Academic journal article Economic Commentary (Cleveland)

Does School Quality Affect Juvenile Crime?

Academic journal article Economic Commentary (Cleveland)

Does School Quality Affect Juvenile Crime?

Article excerpt

Essays in Economics

The Federal Reserve Bank of Cleveland sponsored an undergraduate essay competition, Essays in Economics, in 2001. Amy Pandjiris, then a senior at Oberlin College in Ohio, wrote the winning essay, which we reprint here.

Essays in Economics was created to promote economics education and to encourage students to apply economic reasoning to current policy issues. The competition was open to all Juniors and seniors enrolled in Fourth District colleges or universities.

This essay investigates whether students who attend higher-quality schools commit fever crimes. If so, improv ing school quality might be worth considering as an approach to reducing juvenile crime. The author finds some evidence that higher-quality schools are associated with lower probabilities of committing some types of crime.

According to a 1999 Gallup poll, Americans ranked crime as the most important problem facing the nation. In fact, in nearly every public opinion poll of the late 1990s, crime was ranked ahead of the environment, unemployment, and the deficit as the main problem facing the country today.

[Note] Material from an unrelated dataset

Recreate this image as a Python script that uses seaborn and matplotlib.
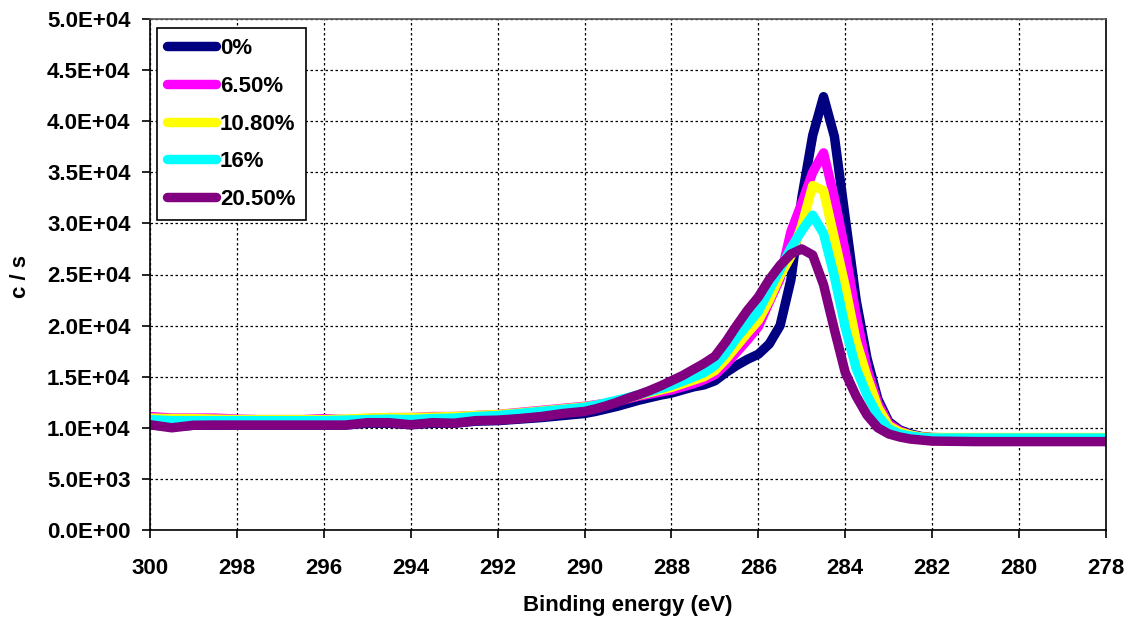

Certainly, the monetary costs of crime are significant. Using data from the National Crime Survey, Richard Freeman estimated that for all reported crimes in 1992, the average cost to victims was $532 per crime, totaling $17.6 billion, or 0.3 percent of U.S. GDP-- enough to run 1,200 New York City public schools, employ its 80,000 teachers, and educate over one million schoolchildren for a year and a half (Freeman 1996). Crime also forces societies to spend resources on crime prevention and control: money that could be invested in productive new businesses must be allocated instead for security alarms, prisons, and police officers. In 1995, the United States spent $48.6 billion on police protection, $39.8 billion on corrections, and $24.5 billion on court and legal activities (U.S. Department of Justice, Bureau of Justice Statistics). Crime also results in "lost" output to the economy as a whole because it entails the suboptimal use of potential resources: When criminals commit property crimes, instead of using resources to add to wealth, they use resources only to redistribute it. Yet despite the high costs of crime and people's growing concern over it, there is substantial uncertainty about how crime can be prevented.

A substantial amount of research has focused on determining why juveniles commit crimes. Roughly 17 percent of those arrested are under the age of 18 (Sourcebook of Criminal Justice Statistics Online 2000). While the overall crime rate has been falling over the past two decades, juvenile crime has risen to an unprecedented level. Total property crimes per 100 people, for example, fell 40 percent from 1980 to 2000, but juveniles were still committing roughly onefourth of them (see figure 1). From 1985 to 1992, the rate at which white males aged 14 through 17 committed murder increased nearly 50 percent, and for black males in the same age range, the rate increased 300 percent (Blumstein 1995). From 1994 to 1995, young people committed 7 million assaults, 3.6 million drug sales, 1.7 million robberies, 2 million burglaries, and 2 million thefts (Mocan and Rees 1999).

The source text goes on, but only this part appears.